Dix ans après Baise-moi, Vir­gi­nie Des­pentes confirme qu’elle a su négo­cier les virages : avec Teen Spirit, c’est une facette inédite de sa per­son­na­lité qui séduit le lec­teur. Désor­mais nuan­cée, elle aborde un thème moins violent et y glisse même quelques touches d’espoir. La mise au monde de ce roman n’a pour­tant pas été facile. Por­tée pen­dant plus d’un an, la ges­ta­tion a connu quan­tité de départs avor­tés et nombre de fausses alertes, à tel point que même Gras­set n’y croyait plus. Et puis Vir­gi­nie l’a expulsé en six jours, nouveau-né de papier mieux armé pour la sur­vie que tout enfant humain dans un monde de plus en plus dif­fi­cile. Témoin de l’époque dont elle dénonce la déshu­ma­ni­sa­tion, Vir­gi­nie Des­pentes met dans cette his­toire l’optimisme qu’elle ne peut plus res­sen­tir face à la société.

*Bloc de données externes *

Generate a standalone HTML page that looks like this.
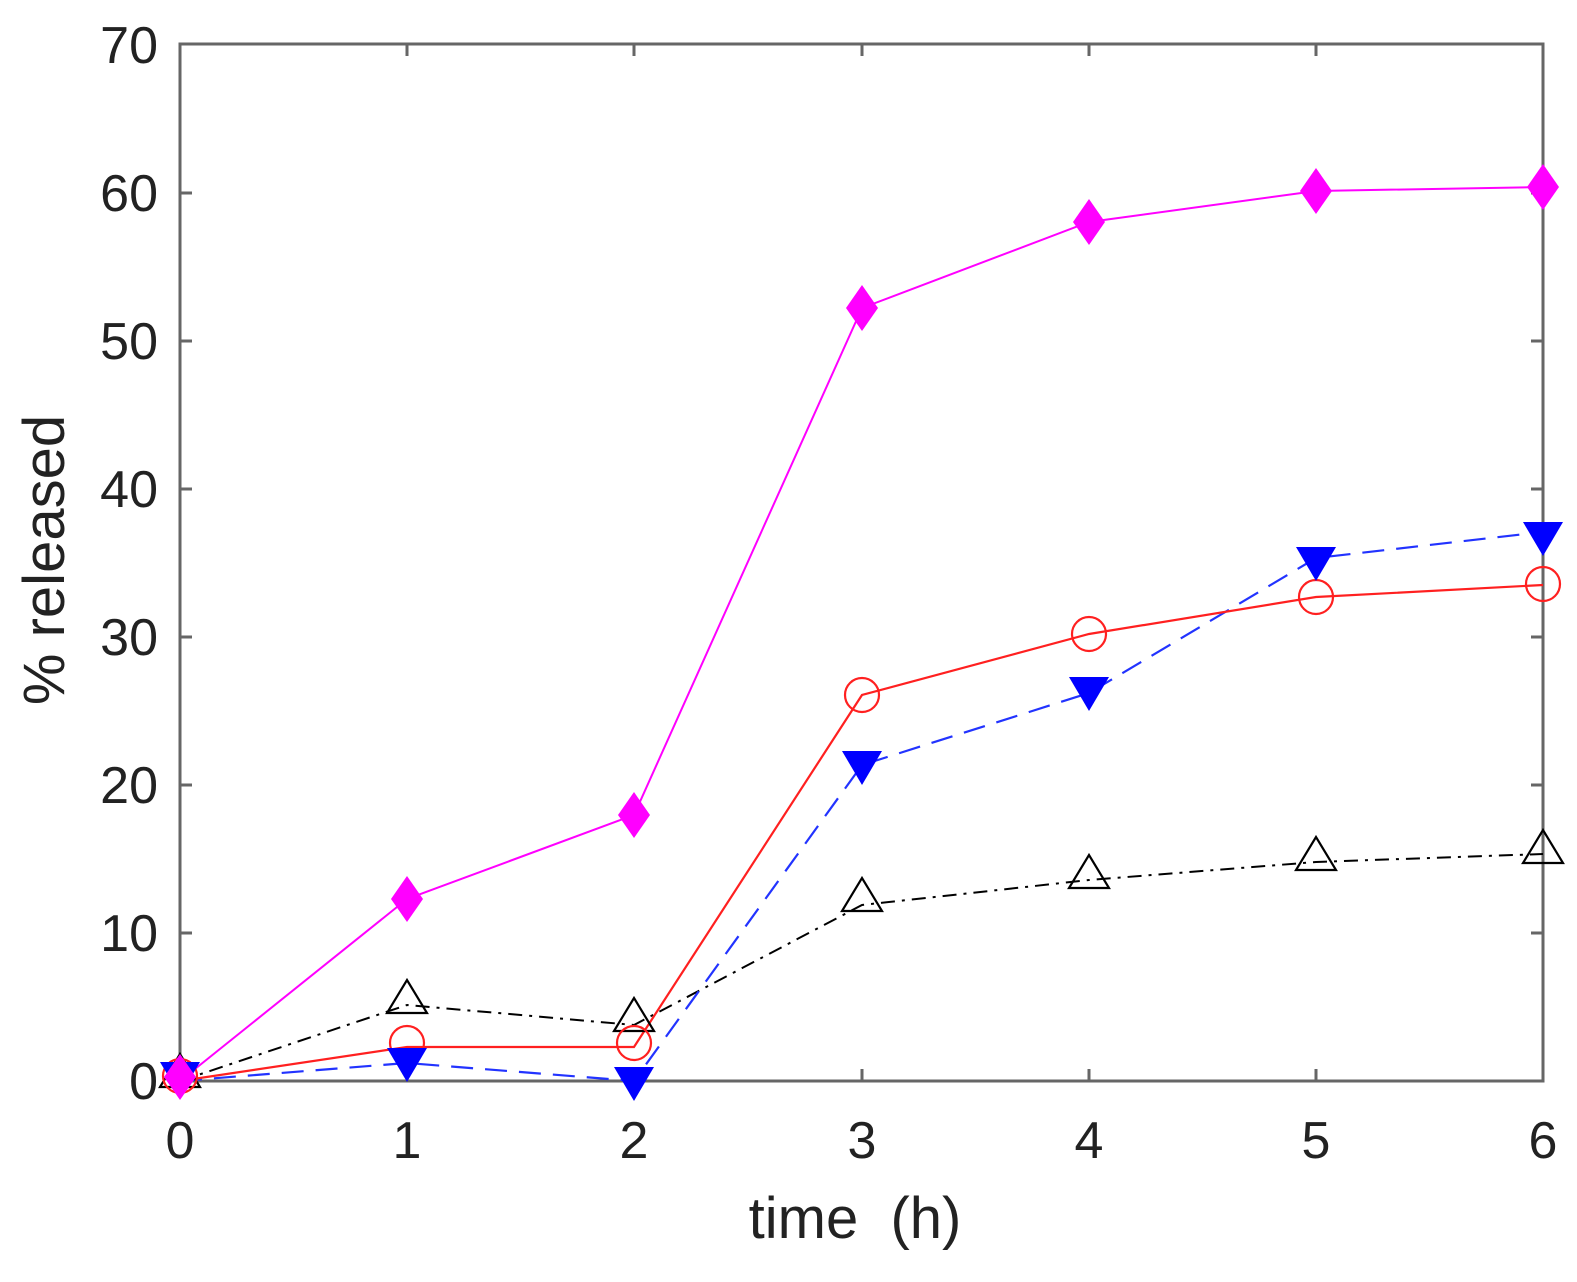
<!DOCTYPE html>
<html><head><meta charset="utf-8"><style>
html,body{margin:0;padding:0;background:#fff;}
svg{display:block;font-family:"Liberation Sans",Arial,sans-serif;}
</style></head><body>
<svg width="1577" height="1282" viewBox="0 0 1577 1282" xmlns="http://www.w3.org/2000/svg">
<defs>
<path id="dia" d="M0,-23 L16,0 L0,23 L-16,0 Z" fill="#ff00ff"/>
<path id="tdn" d="M-20,-14 L20,-14 L0,20 Z" fill="#0000ff"/>
<path id="tup" d="M-20,13 L20,13 L0,-20 Z" fill="none" stroke="#000" stroke-width="2.2"/>
<circle id="cir" r="17" fill="none" stroke="#ff2020" stroke-width="2.2"/>
</defs>
<rect x="180" y="44" width="1363" height="1037" fill="none" stroke="#666" stroke-width="3"/>
<g stroke="#666" stroke-width="3">
<path d="M407,1081v-12M634,1081v-12M862,1081v-12M1089,1081v-12M1316,1081v-12
M407,44v12M634,44v12M862,44v12M1089,44v12M1316,44v12"/>
<path d="M180,933h12M180,785h12M180,637h12M180,489h12M180,341h12M180,193h12
M1543,933h-12M1543,785h-12M1543,637h-12M1543,489h-12M1543,341h-12M1543,193h-12"/>
</g>
<g font-size="52" fill="#222" text-anchor="middle">
<text x="180" y="1158">0</text><text x="407" y="1158">1</text><text x="634" y="1158">2</text>
<text x="862" y="1158">3</text><text x="1089" y="1158">4</text><text x="1316" y="1158">5</text>
<text x="1543" y="1158">6</text>
</g>
<g font-size="52" fill="#222" text-anchor="end">
<text x="158" y="1099">0</text><text x="158" y="951">10</text><text x="158" y="803">20</text>
<text x="158" y="655">30</text><text x="158" y="507">40</text><text x="158" y="359">50</text>
<text x="158" y="211">60</text><text x="158" y="63">70</text>
</g>
<text x="855" y="1238" font-size="58" fill="#222" text-anchor="middle">time&#160;&#160;(h)</text>
<text transform="translate(64,560) rotate(-90)" font-size="58" fill="#222" text-anchor="middle">% released</text>

<polyline fill="none" stroke="#000" stroke-width="2" stroke-dasharray="14,7,3,7"
 points="180,1081 407,1005 634,1025 862,905 1089,880 1316,862 1543,854"/>
<polyline fill="none" stroke="#2233ff" stroke-width="2.2" stroke-dasharray="22,12"
 points="180,1081 407,1063 634,1081 862,765 1089,693 1316,558 1543,532"/>
<polyline fill="none" stroke="#ff2020" stroke-width="2.2"
 points="180,1081 407,1047 634,1047 862,695 1089,634 1316,597 1543,585"/>
<polyline fill="none" stroke="#ff00ff" stroke-width="2"
 points="180,1081 407,899 634,815 862,308 1089,222 1316,191 1543,187"/>

<g>
<use href="#tup" x="180" y="1074"/><use href="#tup" x="407" y="1000"/><use href="#tup" x="634" y="1018"/>
<use href="#tup" x="862" y="898"/><use href="#tup" x="1089" y="875"/><use href="#tup" x="1316" y="857"/><use href="#tup" x="1543" y="850"/>
</g>
<g>
<use href="#cir" x="180" y="1076"/><use href="#cir" x="407" y="1043"/><use href="#cir" x="634" y="1043"/>
<use href="#cir" x="862" y="695"/><use href="#cir" x="1089" y="634"/><use href="#cir" x="1316" y="597"/><use href="#cir" x="1543" y="584"/>
</g>
<g>
<use href="#tdn" x="180" y="1076"/><use href="#tdn" x="407" y="1062"/><use href="#tdn" x="634" y="1081"/>
<use href="#tdn" x="862" y="765"/><use href="#tdn" x="1089" y="691"/><use href="#tdn" x="1316" y="561"/><use href="#tdn" x="1543" y="536"/>
</g>
<g>
<use href="#dia" x="180" y="1077"/><use href="#dia" x="407" y="899"/><use href="#dia" x="634" y="815"/>
<use href="#dia" x="862" y="308"/><use href="#dia" x="1089" y="222"/><use href="#dia" x="1316" y="191"/><use href="#dia" x="1543" y="187"/>
</g>
</svg>
</body></html>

Quand la culture est rache­tée par Jean-Marie Mes­sier, quand un Jean-Marie Le Pen est mis en posi­tion d’éjecter du pays toutes les ambi­tions liber­taires pour les cinq pro­chaines années, quand on réa­lise l’horreur qui règne sur la majeure par­tie de la pla­nète, on peut la com­prendre, non ? Cepen­dant, le mes­sage de Teen Spi­rit est clair : servi par un lan­gage décom­plexé, il exalte la pos­si­bi­lité du miracle ordi­naire au creux de la vague. En dres­sant le por­trait d’une fille de treize ans un peu pau­mée, mûre pour ses pre­mières grandes bêtises, per­due dans cet âge fra­gile entre l’enfance qui s’estompe et le monde des adultes aussi effrayant qu’inéluctable, Vir­gi­nie se connecte fer­me­ment à la réa­lité d’aujourd’hui.

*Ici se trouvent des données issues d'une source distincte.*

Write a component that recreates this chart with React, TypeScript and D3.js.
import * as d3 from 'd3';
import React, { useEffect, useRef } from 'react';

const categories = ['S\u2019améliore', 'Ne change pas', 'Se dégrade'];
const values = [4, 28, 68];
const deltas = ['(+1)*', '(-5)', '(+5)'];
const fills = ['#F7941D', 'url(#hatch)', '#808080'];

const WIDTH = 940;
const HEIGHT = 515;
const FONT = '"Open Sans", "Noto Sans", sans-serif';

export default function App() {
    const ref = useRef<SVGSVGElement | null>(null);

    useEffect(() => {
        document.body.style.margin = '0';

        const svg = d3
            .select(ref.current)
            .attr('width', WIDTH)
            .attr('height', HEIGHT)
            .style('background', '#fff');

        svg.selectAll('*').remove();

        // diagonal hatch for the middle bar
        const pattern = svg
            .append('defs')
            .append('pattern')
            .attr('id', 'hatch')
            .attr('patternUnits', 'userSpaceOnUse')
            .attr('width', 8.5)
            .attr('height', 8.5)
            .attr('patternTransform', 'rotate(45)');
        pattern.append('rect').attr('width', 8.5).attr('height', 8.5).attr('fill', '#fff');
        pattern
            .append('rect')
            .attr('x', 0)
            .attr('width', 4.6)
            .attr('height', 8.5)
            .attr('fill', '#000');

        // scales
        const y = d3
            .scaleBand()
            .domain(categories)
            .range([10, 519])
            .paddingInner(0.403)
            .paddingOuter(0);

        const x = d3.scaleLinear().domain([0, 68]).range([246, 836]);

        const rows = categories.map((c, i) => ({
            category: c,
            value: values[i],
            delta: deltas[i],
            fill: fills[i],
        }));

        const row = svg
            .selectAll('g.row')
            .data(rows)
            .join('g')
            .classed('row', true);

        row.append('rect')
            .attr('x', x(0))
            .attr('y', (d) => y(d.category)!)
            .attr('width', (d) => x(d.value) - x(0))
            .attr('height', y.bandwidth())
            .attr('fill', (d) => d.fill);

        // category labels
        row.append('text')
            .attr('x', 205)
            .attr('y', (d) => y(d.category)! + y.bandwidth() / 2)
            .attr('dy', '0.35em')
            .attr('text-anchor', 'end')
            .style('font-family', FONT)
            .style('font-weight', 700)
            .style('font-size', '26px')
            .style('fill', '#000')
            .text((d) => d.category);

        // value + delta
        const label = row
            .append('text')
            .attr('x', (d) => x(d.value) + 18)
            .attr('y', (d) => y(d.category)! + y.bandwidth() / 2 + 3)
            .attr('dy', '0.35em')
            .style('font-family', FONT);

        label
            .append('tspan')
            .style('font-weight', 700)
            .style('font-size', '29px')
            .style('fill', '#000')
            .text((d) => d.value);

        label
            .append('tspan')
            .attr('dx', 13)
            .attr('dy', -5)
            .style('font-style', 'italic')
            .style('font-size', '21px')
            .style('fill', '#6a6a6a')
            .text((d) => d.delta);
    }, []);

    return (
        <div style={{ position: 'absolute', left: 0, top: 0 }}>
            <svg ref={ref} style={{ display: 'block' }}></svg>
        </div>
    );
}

Sa jeune Nancy est tour à tour, tou­chante, exas­pé­rante, naïve et délu­rée. Ele­vée par sa mère dans le 17ème, elle tra­verse la clas­sique crise d’adolescence, copie ses idoles télé­vi­sées et se cherche une iden­tité. La gamine a vrai­ment besoin d’aide que sa mère com­plè­te­ment dépas­sée ne peut lui appor­ter. Le des­tin, le hasard ou la plume de Vir­gi­nie Des­pentes pousse alors en avant un nou­veau per­son­nage : le géni­teur. Qui est l’heureux papa ? Jus­te­ment, le prin­ci­pal inté­ressé n’en a aucune idée ! A trente ans, Bruno glande à lon­gueur de jour­née, entre la fumette et MTV, dans un petit appart quelque part à Bar­bès. Deux ans qu’il n’a pas mis le nez dehors… Ago­ra­phobe à ten­dance hypo­con­driaque, ses rap­ports avec l’extérieur se limitent aux inter­mi­nables coups de télé­phone à sa copine San­dra, la seule à vibrer sur la même lon­gueur d’onde. Pro­tégé des sou­cis de la vie quo­ti­dienne par sa concu­bine Cathe­rine, il dédaigne les pré­oc­cu­pa­tions bas­se­ment maté­rielles et se plait dans son rôle de rocker mau­dit, d’éternel incom­pris. Un coup de télé­phone surgi du passé va le pro­je­ter de plein fouet dans le présent.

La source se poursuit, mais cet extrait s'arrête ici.